Date: Mar 25, 2013 6:30 PM
Subject: Re:Wolkenmuekenheim 224
WM <firstname.lastname@example.org> wrote:
> On 24 Mrz., 23:10, Virgil <vir...@ligriv.com> wrote:
> > In article
> > <44b2ec5d-75ad-4123-a50d-d6e6362c9...@u7g2000yqg.googlegroups.com>,
> > WM <mueck...@rz.fh-augsburg.de> wrote:
> > > On 24 Mrz., 16:13, William Hughes <wpihug...@gmail.com> wrote:
> > > > On Mar 24, 4:03 pm, WM <mueck...@rz.fh-augsburg.de> wrote:
> > > So you do no longer adhere to ZFC+FOPL?
> > ZFC+FOPL? does no support WM's alleged proofs, whether by induction or
> > any other method.
> What axioms are mis-applied?
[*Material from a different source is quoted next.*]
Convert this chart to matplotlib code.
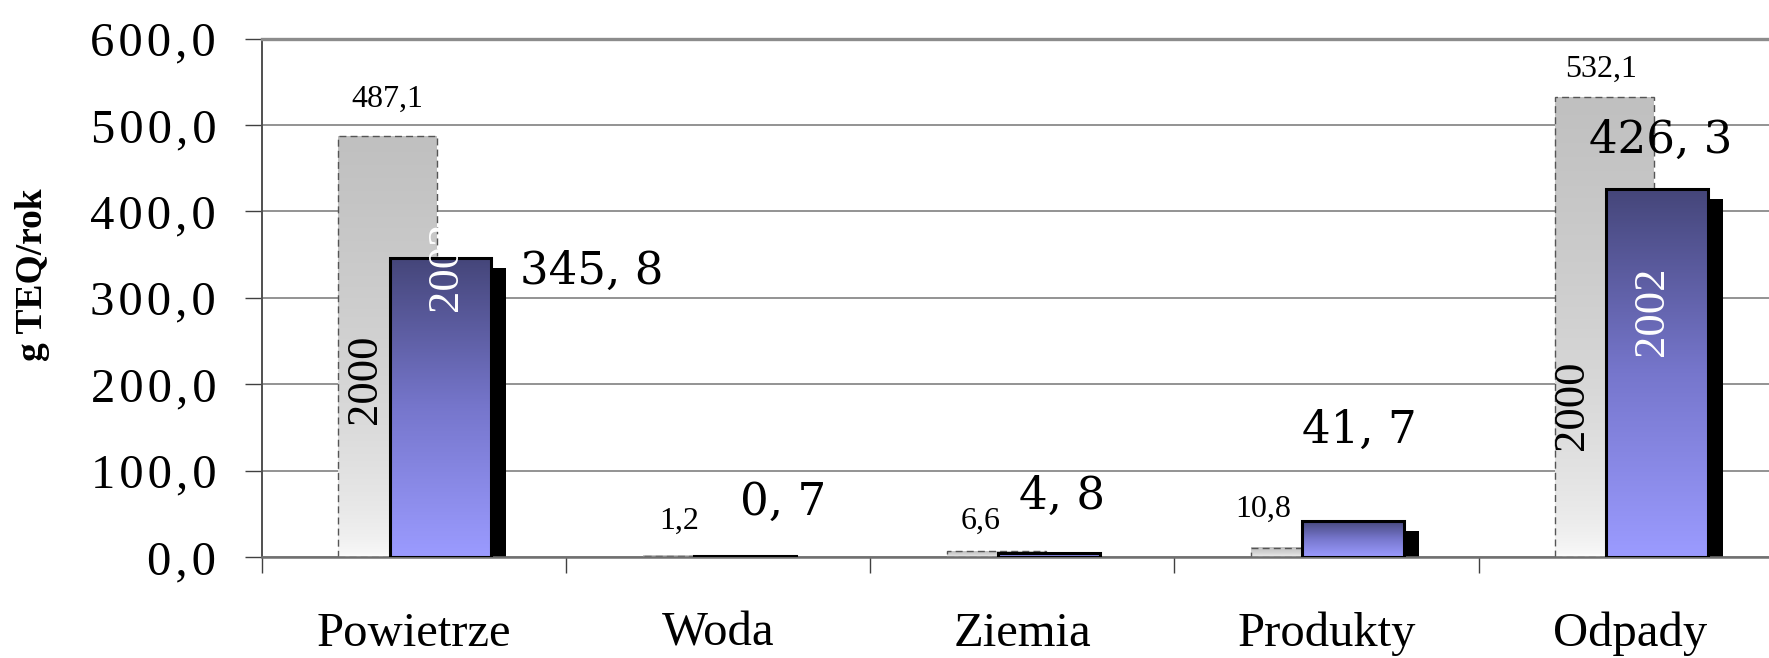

You can find the axioms here:
The axioms of ZFC+FOPL, require the existence of actually infinite sets.
SO that as long as WMytheology rejects actually infinite sets,
WM is misapplying those axioms.
Note that the inductive principle requires at least one actually
infinite set also, so that WM cannot appeal to it without first
accepting the existence of actually infinite sets!
Or proving that his WMytheology is corrupt and self-contradictory!
One acceptable form of the inductive principle is:
There exists a set of objects, N, and a zero object, Zero, such that
1. Zero is one of the objects in N.
2. Every object in N has a successor object.
3. Zero is not the successor object of any object in N.
4. If the successors of two objects in N are the same,
then the two original objects are the same.
5. If a set contains Zero and the successor object of every
object in N, then that set contains N as a subset.
Such a set as that inductive N is a not-finite, therefore infinite, set.
and WM can't do inductive arguments without it.
So, apparently, in Wolkenmuekenheim one can, or at least WM can, switch
existence of infinite sets on and off at will, or at need.